• _The data_:

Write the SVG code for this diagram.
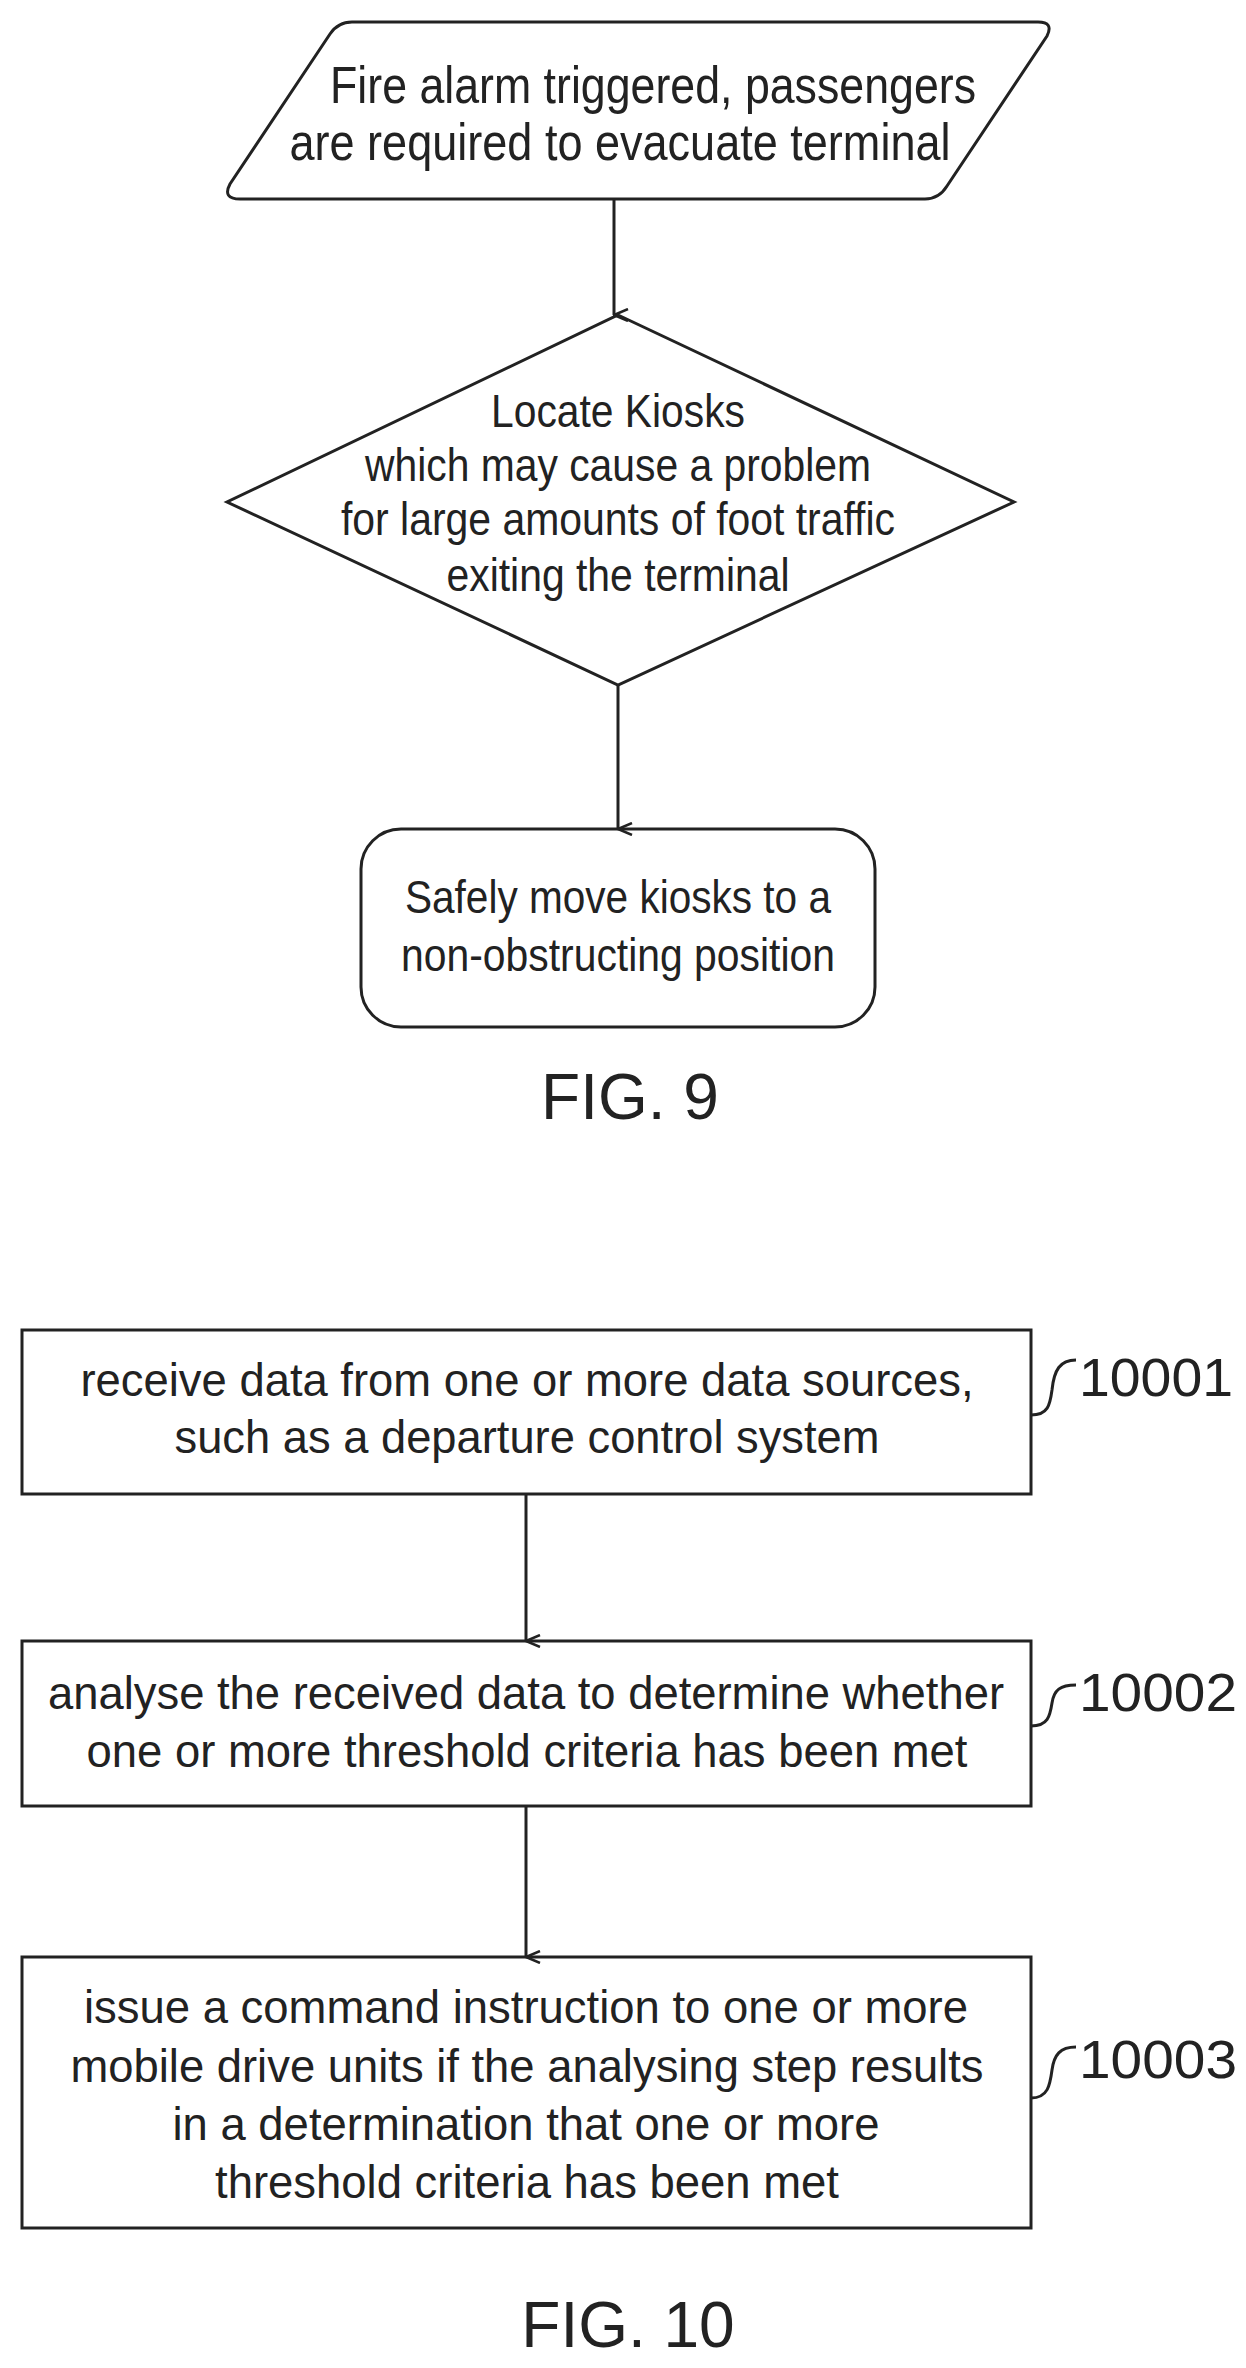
<svg xmlns="http://www.w3.org/2000/svg" width="1246" height="2368" viewBox="0 0 1246 2368">
<style>
.s{fill:none;stroke:#222;stroke-width:3}
.t{font-family:"Liberation Sans",Arial,sans-serif;font-size:46px;fill:#222;text-anchor:middle}
.f{font-family:"Liberation Sans",Arial,sans-serif;font-size:64px;fill:#222;text-anchor:middle}
.l{font-family:"Liberation Sans",Arial,sans-serif;font-size:54px;fill:#222}
</style>
<defs><marker id="a" markerWidth="14" markerHeight="16" refX="7" refY="15" orient="auto-start-reverse" markerUnits="userSpaceOnUse" viewBox="0 0 14 16"><path d="M1,1 L7,15 L13,1" fill="none" stroke="#222" stroke-width="2.5"/></marker></defs>
<g id="connectors">
<line class="s" x1="614" y1="199" x2="614" y2="315" marker-end="url(#a)"/>
<line class="s" x1="618" y1="685" x2="618" y2="829" marker-end="url(#a)"/>
<line class="s" x1="526" y1="1494" x2="526" y2="1641" marker-end="url(#a)"/>
<line class="s" x1="526" y1="1806" x2="526" y2="1957" marker-end="url(#a)"/>
</g>
<g id="n1"><path class="s" d="M352,22 H1038 Q1054,22 1047,36 L947,186 Q939,199 925,199 H240 Q222,199 230,184 L330,34 Q338,22 352,22 Z"/>
<text class="t" x="653" y="103" textLength="646" lengthAdjust="spacingAndGlyphs" style="font-size:52px">Fire alarm triggered, passengers</text>
<text class="t" x="620" y="160" textLength="661" lengthAdjust="spacingAndGlyphs" style="font-size:52px">are required to evacuate terminal</text></g>
<g id="n2"><path class="s" d="M618,315 L1014,502 L618,685 L227,502 Z"/>
<text class="t" x="618" y="427" textLength="254" lengthAdjust="spacingAndGlyphs">Locate Kiosks</text>
<text class="t" x="618" y="481" textLength="506" lengthAdjust="spacingAndGlyphs">which may cause a problem</text>
<text class="t" x="618" y="535" textLength="554" lengthAdjust="spacingAndGlyphs">for large amounts of foot traffic</text>
<text class="t" x="618" y="591" textLength="343" lengthAdjust="spacingAndGlyphs">exiting the terminal</text></g>
<g id="n3"><rect class="s" x="361" y="829" width="514" height="198" rx="40"/>
<text class="t" x="618" y="913" textLength="426" lengthAdjust="spacingAndGlyphs">Safely move kiosks to a</text>
<text class="t" x="618" y="971" textLength="434" lengthAdjust="spacingAndGlyphs">non-obstructing position</text></g>
<text class="f" x="630" y="1119">FIG. 9</text>
<g id="n4"><rect class="s" x="22" y="1330" width="1009" height="164"/>
<text class="t" x="527" y="1396" textLength="893" lengthAdjust="spacingAndGlyphs">receive data from one or more data sources,</text>
<text class="t" x="527" y="1453" textLength="705" lengthAdjust="spacingAndGlyphs">such as a departure control system</text>
<path class="s" d="M1031,1415 C1048,1415 1050,1405 1052,1390 C1054,1370 1060,1360 1076,1360"/>
<text class="l" x="1079" y="1396" textLength="154" lengthAdjust="spacingAndGlyphs">10001</text></g>
<g id="n5"><rect class="s" x="22" y="1641" width="1009" height="165"/>
<text class="t" x="526" y="1709" textLength="956" lengthAdjust="spacingAndGlyphs">analyse the received data to determine whether</text>
<text class="t" x="527" y="1767" textLength="881" lengthAdjust="spacingAndGlyphs">one or more threshold criteria has been met</text>
<path class="s" d="M1031,1726 C1048,1726 1050,1716 1052,1703 C1054,1690 1060,1685 1076,1685"/>
<text class="l" x="1079" y="1711" textLength="158" lengthAdjust="spacingAndGlyphs">10002</text></g>
<g id="n6"><rect class="s" x="22" y="1957" width="1009" height="271"/>
<text class="t" x="526" y="2023" textLength="884" lengthAdjust="spacingAndGlyphs">issue a command instruction to one or more</text>
<text class="t" x="527" y="2082" textLength="913" lengthAdjust="spacingAndGlyphs">mobile drive units if the analysing step results</text>
<text class="t" x="526" y="2140" textLength="707" lengthAdjust="spacingAndGlyphs">in a determination that one or more</text>
<text class="t" x="527" y="2198" textLength="624" lengthAdjust="spacingAndGlyphs">threshold criteria has been met</text>
<path class="s" d="M1031,2098 C1048,2098 1050,2085 1052,2070 C1054,2055 1060,2047 1076,2047"/>
<text class="l" x="1079" y="2078" textLength="158" lengthAdjust="spacingAndGlyphs">10003</text></g>
<text class="f" x="628" y="2347">FIG. 10</text>
</svg>
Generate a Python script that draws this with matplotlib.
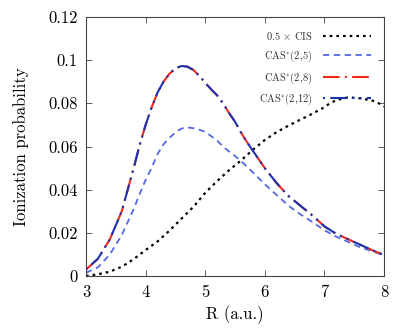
import matplotlib
matplotlib.use("Agg")
import matplotlib.pyplot as plt

plt.rcParams['font.family'] = 'serif'
plt.rcParams['font.serif'] = ['cmr10', 'DejaVu Serif']
plt.rcParams['mathtext.fontset'] = 'cm'
plt.rcParams['axes.unicode_minus'] = False

R_cis = [3.0, 3.2, 3.4, 3.6, 3.8, 4.0, 4.2, 4.4, 4.6, 4.8, 5.0, 5.2, 5.4, 5.6, 5.8,
         6.0, 6.2, 6.4, 6.6, 6.8, 7.0, 7.1, 7.2, 7.3, 7.4, 7.6, 7.8, 7.9, 8.0]
cis = [0.0, 0.0008, 0.002, 0.0043, 0.0078, 0.012, 0.016, 0.021, 0.0265, 0.032,
       0.0385, 0.044, 0.049, 0.0535, 0.0585, 0.063, 0.0667, 0.0697, 0.0725, 0.0752,
       0.0782, 0.0802, 0.0814, 0.0822, 0.0828, 0.0823, 0.0813, 0.0802, 0.0785]

R_cas = [3.0, 3.2, 3.4, 3.6, 3.8, 3.9, 4.0, 4.1, 4.2, 4.3, 4.4, 4.5, 4.6, 4.7, 4.8,
         4.9, 5.0, 5.1, 5.2, 5.3, 5.4, 5.5, 5.6, 5.7, 5.8, 6.0, 6.2, 6.4, 6.6, 6.8,
         7.0, 7.2, 7.4, 7.6, 7.8, 8.0]
cas25 = [0.0015, 0.004, 0.010, 0.019, 0.031, 0.038, 0.0445, 0.050, 0.0565, 0.061,
         0.064, 0.0665, 0.0683, 0.0688, 0.0685, 0.0678, 0.0668, 0.0648, 0.0627,
         0.060, 0.0577, 0.0556, 0.0533, 0.0507, 0.048, 0.0425, 0.0375, 0.0325,
         0.0285, 0.025, 0.0212, 0.0182, 0.0158, 0.0133, 0.0115, 0.0095]
cas28 = [0.003, 0.008, 0.017, 0.030, 0.050, 0.0607, 0.070, 0.078, 0.085, 0.090,
         0.0937, 0.0962, 0.0973, 0.097, 0.0955, 0.0928, 0.0895, 0.0865, 0.0837,
         0.080, 0.0755, 0.0715, 0.0665, 0.0621, 0.058, 0.050, 0.043, 0.037, 0.0325,
         0.028, 0.023, 0.0195, 0.017, 0.0145, 0.012, 0.0097]
cas212 = [0.003, 0.008, 0.017, 0.030, 0.050, 0.0607, 0.070, 0.078, 0.085, 0.090,
          0.0937, 0.0962, 0.0973, 0.097, 0.0955, 0.0928, 0.0895, 0.0865, 0.0837,
          0.080, 0.0755, 0.0715, 0.0665, 0.0621, 0.058, 0.050, 0.043, 0.037, 0.0325,
          0.028, 0.023, 0.0195, 0.017, 0.0145, 0.012, 0.0097]

xticks = [3, 4, 5, 6, 7, 8]
yticks = [0, 0.02, 0.04, 0.06, 0.08, 0.1, 0.12]
ytick_labels = ['0', '0.02', '0.04', '0.06', '0.08', '0.1', '0.12']
labels = [r'0.5 $\times$ CIS', r'CAS$^{*}$(2,5)', r'CAS$^{*}$(2,8)', r'CAS$^{*}$(2,12)']

fig = plt.figure(figsize=(4.16, 3.33), dpi=100)
ax = fig.add_axes([86/416, 1 - 276/333, (384-86)/416, (276-17)/333])

ax.plot(R_cis, cis, color='black', lw=1.6, linestyle=(0, (1.2, 1.8)), label=labels[0])
ax.plot(R_cas, cas25, color='#5468e0', lw=1.3, linestyle=(0, (3.5, 2.5)), label=labels[1])
ax.plot(R_cas, cas28, color='#ee2a1a', lw=1.5, linestyle=(0, (8, 2.5, 1, 2.5)), label=labels[2])
ax.plot(R_cas, cas212, color='#1a34b0', lw=1.5, linestyle=(0, (1, 2.5, 8, 2.5, 1, 2.5)), label=labels[3])

ax.set_xlim(3, 8)
ax.set_ylim(0, 0.12)
ax.set_xticks(xticks)
ax.set_xticklabels([str(t) for t in xticks])
ax.set_yticks(yticks)
ax.set_yticklabels(ytick_labels)
ax.tick_params(direction='in', top=True, right=True, length=4, width=0.6,
               color='#444444', labelsize=12, pad=6)
for s in ax.spines.values():
    s.set_color('#444444')
    s.set_linewidth(0.8)

ax.set_xlabel('R (a.u.)', fontsize=12, labelpad=4)
ax.set_ylabel('Ionization probability', fontsize=12, labelpad=14)

leg = ax.legend(loc='upper right', frameon=False, markerfirst=False, fontsize=7.5,
                handlelength=4.6, handletextpad=1.0, labelspacing=0.62,
                borderaxespad=0.85)
for t in leg.get_texts():
    t.set_color('#333333')

fig.savefig('out.png', dpi=100)
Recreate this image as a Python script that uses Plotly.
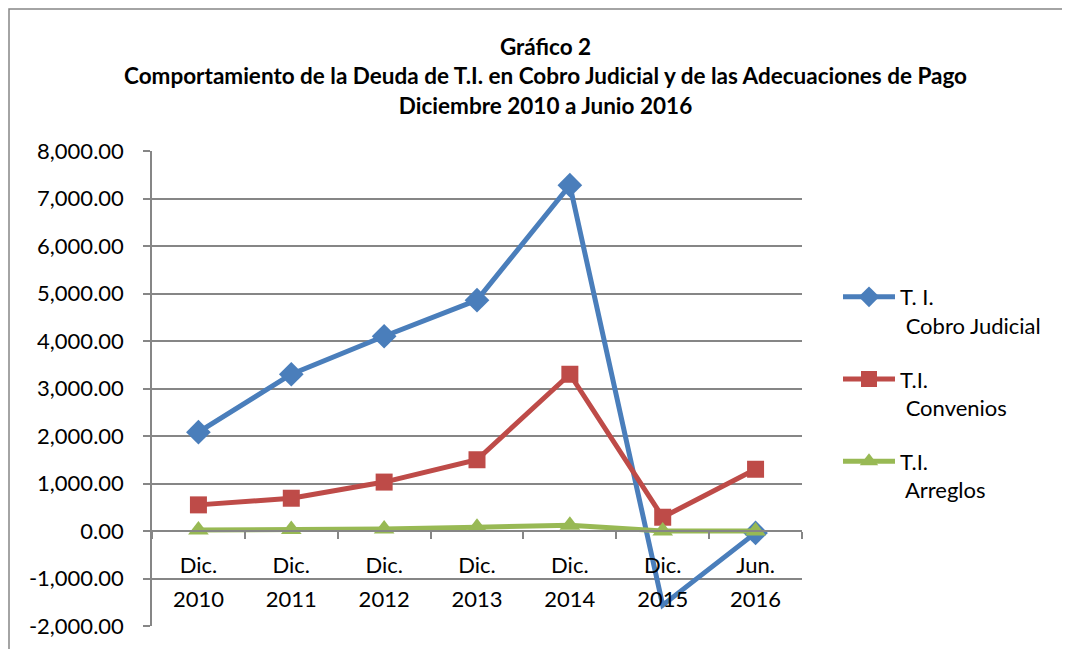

• _Your instructions_:
Extract every line that has the string "script" in it.

• _Finished exercise_:
Generate a Python script that draws this with matplotlib.
Recreate this image as a Python script that uses Plotly.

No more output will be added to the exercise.